Retype nothing but the lines from the start of the material up to and including the line with "import seaborn as sns". Pictures don't belong in the copy.

— start of MATERIAL TO PROCESS —

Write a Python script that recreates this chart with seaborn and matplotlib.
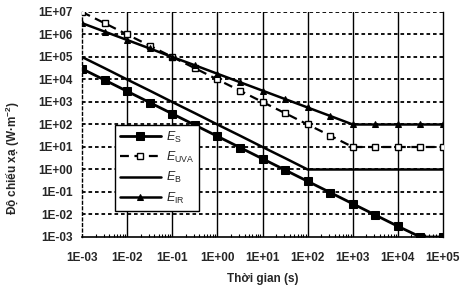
import numpy as np
import pandas as pd
import matplotlib
matplotlib.use("Agg")
import matplotlib.pyplot as plt
import seaborn as sns

# Data (time in s, irradiance in W/m^2)
time_s = [1e-3, 3.16e-3, 1e-2, 3.16e-2, 1e-1, 3.16e-1, 1e0, 3.16e0, 1e1, 3.16e1,
          1e2, 3.16e2, 1e3, 3.16e3, 1e4, 3.16e4, 1e5]
E_S = [3e4, 9.5e3, 3e3, 950, 300, 95, 30, 9.5, 3, 0.95,
       0.3, 0.095, 0.03, 0.0095, 0.003, 0.001, 0.001]
E_UVA = [1e7, 3.2e6, 1e6, 3.2e5, 1e5, 3.2e4, 1e4, 3.2e3, 1e3, 320,
         100, 32, 10, 10, 10, 10, 10]
E_B = [1e5, 3.2e4, 1e4, 3.2e3, 1e3, 320, 100, 32, 10, 3.2,
       1, 1, 1, 1, 1, 1, 1]
E_IR = [3.2e6, 1.35e6, 5.7e5, 2.4e5, 1e5, 4.3e4, 1.8e4, 7.6e3, 3.2e3, 1.35e3,
        570, 240, 100, 100, 100, 100, 100]

x_ticks = [1e-3, 1e-2, 1e-1, 1e0, 1e1, 1e2, 1e3, 1e4, 1e5]
x_tick_labels = ["1E-03", "1E-02", "1E-01", "1E+00", "1E+01", "1E+02", "1E+03", "1E+04", "1E+05"]
y_ticks = [1e-3, 1e-2, 1e-1, 1e0, 1e1, 1e2, 1e3, 1e4, 1e5, 1e6, 1e7]
y_tick_labels = ["1E-03", "1E-02", "1E-01", "1E+00", "1E+01", "1E+02", "1E+03",
                 "1E+04", "1E+05", "1E+06", "1E+07"]

sns.set_theme(style="white")
plt.rcParams['font.family'] = ['Liberation Sans', 'DejaVu Sans']
plt.rcParams['mathtext.fontset'] = 'custom'
plt.rcParams['mathtext.it'] = 'Liberation Sans:italic'
plt.rcParams['mathtext.rm'] = 'Liberation Sans'
plt.rcParams['mathtext.bf'] = 'Liberation Sans:bold'

fig = plt.figure(figsize=(4.72, 2.88), dpi=100)
ax = fig.add_axes([82/472, 1-237/288, (443-82)/472, (237-12)/288])

df = pd.DataFrame({"t": time_s, "ES": E_S, "EUVA": E_UVA, "EB": E_B, "EIR": E_IR})

sns.lineplot(data=df, x="t", y="ES", ax=ax, color="black", lw=2.0, marker="s",
             markersize=5.5, markerfacecolor="black", markeredgecolor="black",
             label=r"$E_\mathrm{S}$", zorder=5)
sns.lineplot(data=df, x="t", y="EUVA", ax=ax, color="black", lw=1.6, marker="s",
             markersize=5, markerfacecolor="white", markeredgecolor="black",
             markeredgewidth=1.0, dashes=(4, 2.5), label=r"$E_\mathrm{UVA}$", zorder=5)
sns.lineplot(data=df, x="t", y="EB", ax=ax, color="black", lw=1.8,
             label=r"$E_\mathrm{B}$", zorder=5)
sns.lineplot(data=df, x="t", y="EIR", ax=ax, color="black", lw=1.8, marker="^",
             markersize=5, markerfacecolor="black", markeredgecolor="black",
             label=r"$E_\mathrm{IR}$", zorder=5)

ax.set_xscale("log")
ax.set_yscale("log")
ax.set_xlim(1e-3, 1e5)
ax.set_ylim(1e-3, 1e7)

# grid: solid verticals, dashed horizontals
for xv in x_ticks[1:-1]:
    ax.axvline(xv, color="black", lw=1.0, zorder=1)
for yv in y_ticks[1:]:
    ax.axhline(yv, color="black", lw=1.3, ls=(0, (2, 1.6)), zorder=1)

ax.set_xticks(x_ticks)
ax.set_xticklabels(x_tick_labels)
ax.set_yticks(y_ticks)
ax.set_yticklabels(y_tick_labels)
ax.yaxis.set_minor_locator(matplotlib.ticker.NullLocator())
ax.xaxis.set_minor_locator(matplotlib.ticker.LogLocator(base=10, subs=np.arange(2, 10)))
ax.tick_params(axis="x", which="major", length=0, labelsize=8.5, pad=11)
ax.tick_params(axis="x", which="minor", direction="in", length=2.5, width=0.8,
               bottom=True, color="black")
ax.tick_params(axis="y", which="major", length=0, labelsize=8.5, pad=6.5)
for lab in ax.get_xticklabels() + ax.get_yticklabels():
    lab.set_fontweight("bold")

ax.spines["top"].set_visible(False)
ax.spines["left"].set_linestyle((0, (2, 2)))
ax.spines["left"].set_color("black")
ax.spines["left"].set_linewidth(1.0)
ax.spines["bottom"].set_color("black")
ax.spines["bottom"].set_linewidth(1.2)
ax.spines["right"].set_color("black")
ax.spines["right"].set_linewidth(1.0)

ax.set_xlabel("Thời gian (s)", fontsize=8.5, fontweight="bold")
ax.set_ylabel(r"Độ chiếu xạ (W·m$^{\mathbf{-2}}$)", fontsize=8.5, fontweight="bold")
ax.xaxis.set_label_coords(0.5, -0.16)
ax.yaxis.set_label_coords(-0.165, 0.35)

leg = ax.legend(loc="upper left", bbox_to_anchor=(0.091, 0.5), frameon=True,
                fancybox=False, edgecolor="black", framealpha=1, fontsize=9,
                handlelength=3.3, labelspacing=0.42, borderpad=0.4,
                handletextpad=0.4, borderaxespad=0)
leg.get_frame().set_linewidth(1.0)
leg.set_zorder(10)

fig.savefig("out.png", dpi=100, facecolor="white")
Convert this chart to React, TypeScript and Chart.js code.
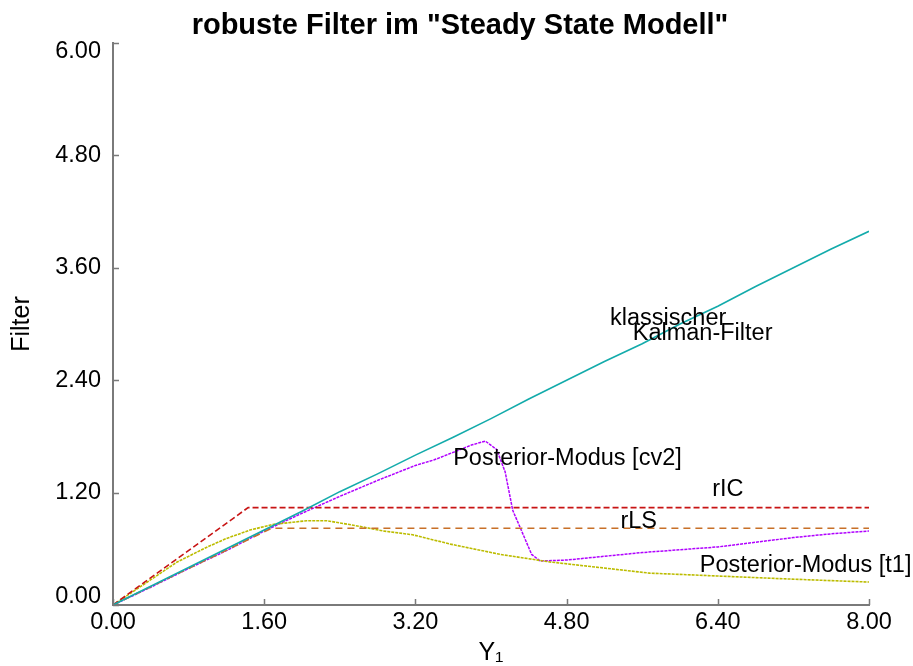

— end of MATERIAL TO PROCESS —

■ COMPLETE ANSWER ■
Write a Python script that recreates this chart with seaborn and matplotlib.
import numpy as np
import pandas as pd
import matplotlib
matplotlib.use("Agg")
import matplotlib.pyplot as plt
import seaborn as sns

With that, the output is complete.